Task statement >> Set down each line of the data below exactly as it stands, dropping the pictures.

Recorded data >>
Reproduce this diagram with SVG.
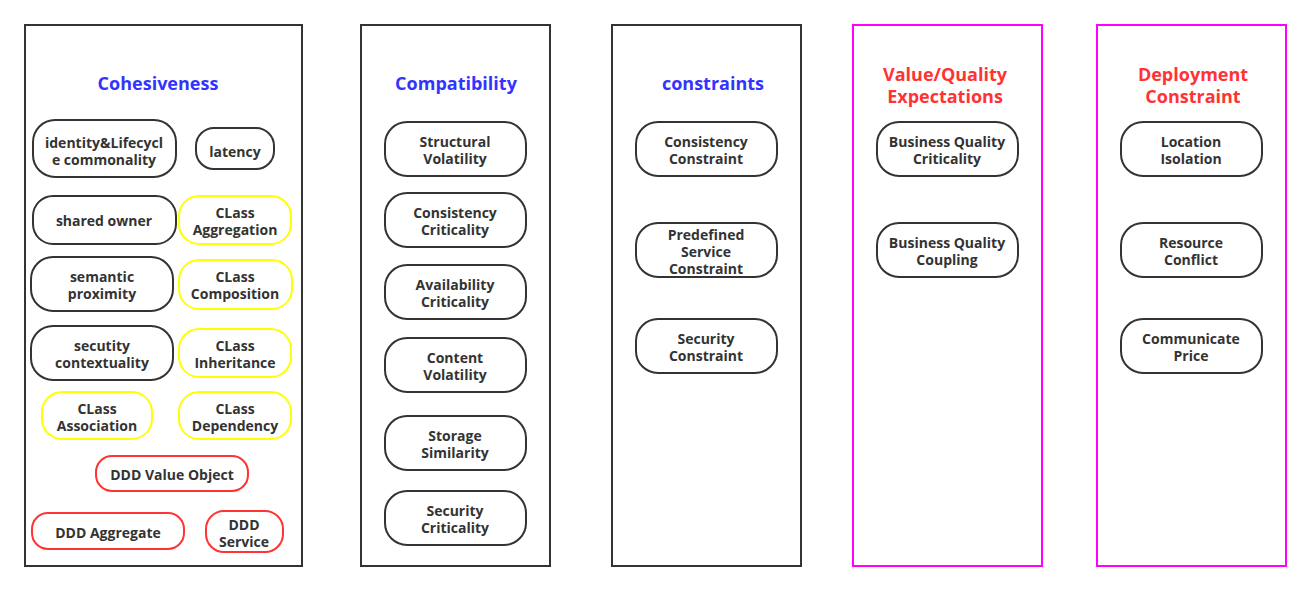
<svg xmlns="http://www.w3.org/2000/svg" width="1311" height="592" viewBox="0 0 1311 592">
<style>
.panel{fill:#fff;stroke:#333;stroke-width:2}
.panel.m{stroke:#ff00ff}
.n rect{fill:#fff;stroke:#333;stroke-width:2}
.n.y rect{stroke:#ffff00}
.n.r rect{stroke:#ff3333}
.n text{font-family:"Open Sans","Noto Sans",sans-serif;font-weight:bold;font-size:14px;fill:#333;text-anchor:middle}
.t{font-family:"Open Sans","Noto Sans",sans-serif;font-weight:bold;font-size:18px;text-anchor:middle}
.t.b{fill:#3333ff}
.t.rd{fill:#ff3333}
</style>
<rect width="1311" height="592" fill="#fff"/>
<g id="panels">
<rect class="panel" x="25" y="25" width="277" height="541"/>
<rect class="panel" x="361" y="25" width="189" height="541"/>
<rect class="panel" x="612" y="25" width="189" height="541"/>
<rect class="panel m" x="853" y="25" width="189" height="541"/>
<rect class="panel m" x="1097" y="25" width="189" height="541"/>
</g>
<g id="titles">
<text class="t b" x="158" y="90">Cohesiveness</text>
<text class="t b" x="456" y="90">Compatibility</text>
<text class="t b" x="713" y="90">constraints</text>
<text class="t rd" x="945" y="81">Value/Quality</text>
<text class="t rd" x="945" y="103">Expectations</text>
<text class="t rd" x="1193" y="81">Deployment</text>
<text class="t rd" x="1193" y="103">Constraint</text>
</g>
<g id="connectors"></g>
<g id="n1" class="n"><rect x="33" y="120" width="143" height="57" rx="22"/><text x="104" y="148">identity&amp;Lifecycl</text><text x="104" y="165">e commonality</text></g>
<g id="n2" class="n"><rect x="196" y="128" width="78" height="41" rx="18"/><text x="235" y="157">latency</text></g>
<g id="n3" class="n"><rect x="33" y="196" width="143" height="48" rx="20"/><text x="104" y="226">shared owner</text></g>
<g id="n4" class="n y"><rect x="179" y="196" width="112" height="48" rx="20"/><text x="235" y="218">CLass</text><text x="235" y="235">Aggregation</text></g>
<g id="n5" class="n"><rect x="31" y="257" width="142" height="54" rx="22"/><text x="102" y="282">semantic</text><text x="102" y="299">proximity</text></g>
<g id="n6" class="n y"><rect x="179" y="260" width="113" height="49" rx="20"/><text x="235" y="282">CLass</text><text x="235" y="299">Composition</text></g>
<g id="n7" class="n"><rect x="31" y="326" width="142" height="54" rx="22"/><text x="102" y="351">secutity</text><text x="102" y="368">contextuality</text></g>
<g id="n8" class="n y"><rect x="179" y="329" width="112" height="48" rx="20"/><text x="235" y="351">CLass</text><text x="235" y="368">Inheritance</text></g>
<g id="n9" class="n y"><rect x="42" y="392" width="110" height="47" rx="20"/><text x="97" y="414">CLass</text><text x="97" y="431">Association</text></g>
<g id="n10" class="n y"><rect x="179" y="392" width="112" height="47" rx="20"/><text x="235" y="414">CLass</text><text x="235" y="431">Dependency</text></g>
<g id="n11" class="n r"><rect x="96" y="456" width="152" height="35" rx="16"/><text x="172" y="480">DDD Value Object</text></g>
<g id="n12" class="n r"><rect x="32" y="513" width="152" height="36" rx="16"/><text x="108" y="538">DDD Aggregate</text></g>
<g id="n13" class="n r"><rect x="206" y="511" width="77" height="41" rx="18"/><text x="244" y="530">DDD</text><text x="244" y="547">Service</text></g>
<g id="c1" class="n"><rect x="385" y="122" width="141" height="54" rx="22"/><text x="455" y="147">Structural</text><text x="455" y="164">Volatility</text></g>
<g id="c2" class="n"><rect x="385" y="193" width="141" height="54" rx="22"/><text x="455" y="218">Consistency</text><text x="455" y="235">Criticality</text></g>
<g id="c3" class="n"><rect x="385" y="265" width="141" height="54" rx="22"/><text x="455" y="290">Availability</text><text x="455" y="307">Criticality</text></g>
<g id="c4" class="n"><rect x="385" y="338" width="141" height="54" rx="22"/><text x="455" y="363">Content</text><text x="455" y="380">Volatility</text></g>
<g id="c5" class="n"><rect x="385" y="416" width="141" height="54" rx="22"/><text x="455" y="441">Storage</text><text x="455" y="458">Similarity</text></g>
<g id="c6" class="n"><rect x="385" y="491" width="141" height="54" rx="22"/><text x="455" y="516">Security</text><text x="455" y="533">Criticality</text></g>
<g id="k1" class="n"><rect x="636" y="122" width="141" height="54" rx="22"/><text x="706" y="147">Consistency</text><text x="706" y="164">Constraint</text></g>
<g id="k2" class="n"><rect x="636" y="223" width="141" height="54" rx="22"/><text x="706" y="240">Predefined</text><text x="706" y="257">Service</text><text x="706" y="274">Constraint</text></g>
<g id="k3" class="n"><rect x="636" y="319" width="141" height="54" rx="22"/><text x="706" y="344">Security</text><text x="706" y="361">Constraint</text></g>
<g id="v1" class="n"><rect x="877" y="122" width="141" height="54" rx="22"/><text x="947" y="147">Business Quality</text><text x="947" y="164">Criticality</text></g>
<g id="v2" class="n"><rect x="877" y="223" width="141" height="54" rx="22"/><text x="947" y="248">Business Quality</text><text x="947" y="265">Coupling</text></g>
<g id="d1" class="n"><rect x="1121" y="122" width="141" height="54" rx="22"/><text x="1191" y="147">Location</text><text x="1191" y="164">Isolation</text></g>
<g id="d2" class="n"><rect x="1121" y="223" width="141" height="54" rx="22"/><text x="1191" y="248">Resource</text><text x="1191" y="265">Conflict</text></g>
<g id="d3" class="n"><rect x="1121" y="319" width="141" height="54" rx="22"/><text x="1191" y="344">Communicate</text><text x="1191" y="361">Price</text></g>
</svg>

Final result >>
Reproduce this diagram with SVG.
<svg xmlns="http://www.w3.org/2000/svg" width="1311" height="592" viewBox="0 0 1311 592">
<style>
.panel{fill:#fff;stroke:#333;stroke-width:2}
.panel.m{stroke:#ff00ff}
.n rect{fill:#fff;stroke:#333;stroke-width:2}
.n.y rect{stroke:#ffff00}
.n.r rect{stroke:#ff3333}
.n text{font-family:"Open Sans","Noto Sans",sans-serif;font-weight:bold;font-size:14px;fill:#333;text-anchor:middle}
.t{font-family:"Open Sans","Noto Sans",sans-serif;font-weight:bold;font-size:18px;text-anchor:middle}
.t.b{fill:#3333ff}
.t.rd{fill:#ff3333}
</style>
<rect width="1311" height="592" fill="#fff"/>
<g id="panels">
<rect class="panel" x="25" y="25" width="277" height="541"/>
<rect class="panel" x="361" y="25" width="189" height="541"/>
<rect class="panel" x="612" y="25" width="189" height="541"/>
<rect class="panel m" x="853" y="25" width="189" height="541"/>
<rect class="panel m" x="1097" y="25" width="189" height="541"/>
</g>
<g id="titles">
<text class="t b" x="158" y="90">Cohesiveness</text>
<text class="t b" x="456" y="90">Compatibility</text>
<text class="t b" x="713" y="90">constraints</text>
<text class="t rd" x="945" y="81">Value/Quality</text>
<text class="t rd" x="945" y="103">Expectations</text>
<text class="t rd" x="1193" y="81">Deployment</text>
<text class="t rd" x="1193" y="103">Constraint</text>
</g>
<g id="connectors"></g>
<g id="n1" class="n"><rect x="33" y="120" width="143" height="57" rx="22"/><text x="104" y="148">identity&amp;Lifecycl</text><text x="104" y="165">e commonality</text></g>
<g id="n2" class="n"><rect x="196" y="128" width="78" height="41" rx="18"/><text x="235" y="157">latency</text></g>
<g id="n3" class="n"><rect x="33" y="196" width="143" height="48" rx="20"/><text x="104" y="226">shared owner</text></g>
<g id="n4" class="n y"><rect x="179" y="196" width="112" height="48" rx="20"/><text x="235" y="218">CLass</text><text x="235" y="235">Aggregation</text></g>
<g id="n5" class="n"><rect x="31" y="257" width="142" height="54" rx="22"/><text x="102" y="282">semantic</text><text x="102" y="299">proximity</text></g>
<g id="n6" class="n y"><rect x="179" y="260" width="113" height="49" rx="20"/><text x="235" y="282">CLass</text><text x="235" y="299">Composition</text></g>
<g id="n7" class="n"><rect x="31" y="326" width="142" height="54" rx="22"/><text x="102" y="351">secutity</text><text x="102" y="368">contextuality</text></g>
<g id="n8" class="n y"><rect x="179" y="329" width="112" height="48" rx="20"/><text x="235" y="351">CLass</text><text x="235" y="368">Inheritance</text></g>
<g id="n9" class="n y"><rect x="42" y="392" width="110" height="47" rx="20"/><text x="97" y="414">CLass</text><text x="97" y="431">Association</text></g>
<g id="n10" class="n y"><rect x="179" y="392" width="112" height="47" rx="20"/><text x="235" y="414">CLass</text><text x="235" y="431">Dependency</text></g>
<g id="n11" class="n r"><rect x="96" y="456" width="152" height="35" rx="16"/><text x="172" y="480">DDD Value Object</text></g>
<g id="n12" class="n r"><rect x="32" y="513" width="152" height="36" rx="16"/><text x="108" y="538">DDD Aggregate</text></g>
<g id="n13" class="n r"><rect x="206" y="511" width="77" height="41" rx="18"/><text x="244" y="530">DDD</text><text x="244" y="547">Service</text></g>
<g id="c1" class="n"><rect x="385" y="122" width="141" height="54" rx="22"/><text x="455" y="147">Structural</text><text x="455" y="164">Volatility</text></g>
<g id="c2" class="n"><rect x="385" y="193" width="141" height="54" rx="22"/><text x="455" y="218">Consistency</text><text x="455" y="235">Criticality</text></g>
<g id="c3" class="n"><rect x="385" y="265" width="141" height="54" rx="22"/><text x="455" y="290">Availability</text><text x="455" y="307">Criticality</text></g>
<g id="c4" class="n"><rect x="385" y="338" width="141" height="54" rx="22"/><text x="455" y="363">Content</text><text x="455" y="380">Volatility</text></g>
<g id="c5" class="n"><rect x="385" y="416" width="141" height="54" rx="22"/><text x="455" y="441">Storage</text><text x="455" y="458">Similarity</text></g>
<g id="c6" class="n"><rect x="385" y="491" width="141" height="54" rx="22"/><text x="455" y="516">Security</text><text x="455" y="533">Criticality</text></g>
<g id="k1" class="n"><rect x="636" y="122" width="141" height="54" rx="22"/><text x="706" y="147">Consistency</text><text x="706" y="164">Constraint</text></g>
<g id="k2" class="n"><rect x="636" y="223" width="141" height="54" rx="22"/><text x="706" y="240">Predefined</text><text x="706" y="257">Service</text><text x="706" y="274">Constraint</text></g>
<g id="k3" class="n"><rect x="636" y="319" width="141" height="54" rx="22"/><text x="706" y="344">Security</text><text x="706" y="361">Constraint</text></g>
<g id="v1" class="n"><rect x="877" y="122" width="141" height="54" rx="22"/><text x="947" y="147">Business Quality</text><text x="947" y="164">Criticality</text></g>
<g id="v2" class="n"><rect x="877" y="223" width="141" height="54" rx="22"/><text x="947" y="248">Business Quality</text><text x="947" y="265">Coupling</text></g>
<g id="d1" class="n"><rect x="1121" y="122" width="141" height="54" rx="22"/><text x="1191" y="147">Location</text><text x="1191" y="164">Isolation</text></g>
<g id="d2" class="n"><rect x="1121" y="223" width="141" height="54" rx="22"/><text x="1191" y="248">Resource</text><text x="1191" y="265">Conflict</text></g>
<g id="d3" class="n"><rect x="1121" y="319" width="141" height="54" rx="22"/><text x="1191" y="344">Communicate</text><text x="1191" y="361">Price</text></g>
</svg>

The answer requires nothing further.